Бросается в глаза, что те и другие обращаются к одному и тому же атрибуту творчества Быкова – его изобильности, избыточности, и только оценивают его противоположным образом. На признаке избыточности построил свой язвительный фехтовальный отклик на роман «Остромов» Б. Парамонов в журнале «Звезда» (2011, № 6). Здесь все сводится к раблезианскому складу натуры Быкова, стремящейся вобрать в себя и пересоздать на свой лад все сущее. В этом есть немалый резон. Нежелание писателя хоть как-то контролировать и ограничивать себя в плане объема, демонстративный отказ от внутреннего редактирования превращает его в удобную мишень. И все же проза Быкова, с ее достоинствами и изъянами, заслуживает более конкретного и широкого разбора.

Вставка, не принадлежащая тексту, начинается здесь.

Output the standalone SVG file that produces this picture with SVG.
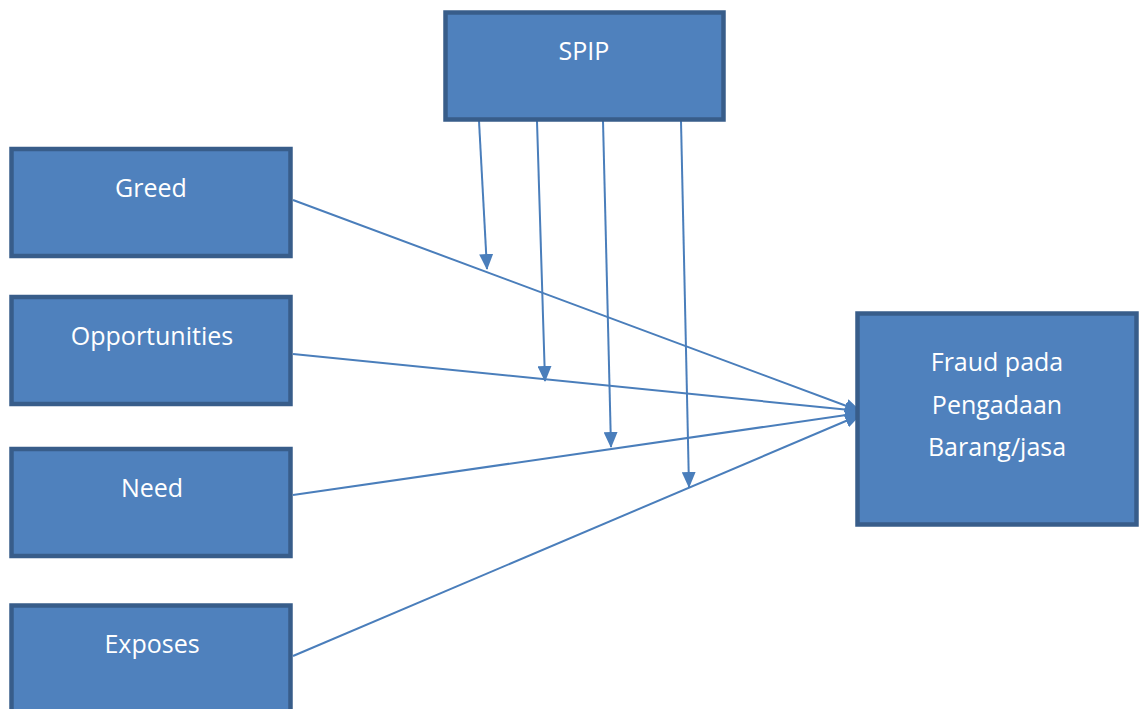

В чисто литературном плане достоинства, на мой взгляд, перевешивают. Слог Быкова хорош – богатым своим словарем он пользуется непринужденно, расставляя слова если и не в единственно возможном порядке, то вполне выразительно и гармонично. Богат его интонационный регистр – писатель искусно чередует или совмещает пафос и иронию, исповедальность и инвективу, добротный психологический анализ и плакатную риторику. Словом, проза его аппетитна – что твое яблочко, которое приносит чудо-яблонька в благодатной деревне Дегунино (смотри «ЖД»). Она обладает полузабытой прелестью нормального, без гримас и судорог, уважительного к читателю литературного высказывания: картины рельефны и живы, образы персонажей достоверны (хотя перед нами отнюдь не психологические романы по преимуществу), метафоры и прочие тропы стоят на местах и при деле. Содержательно в тексте может бушевать чернуха, макабр, – порядок дискурса остается стройным и прозрачным. Автор – хозяин в своем доме.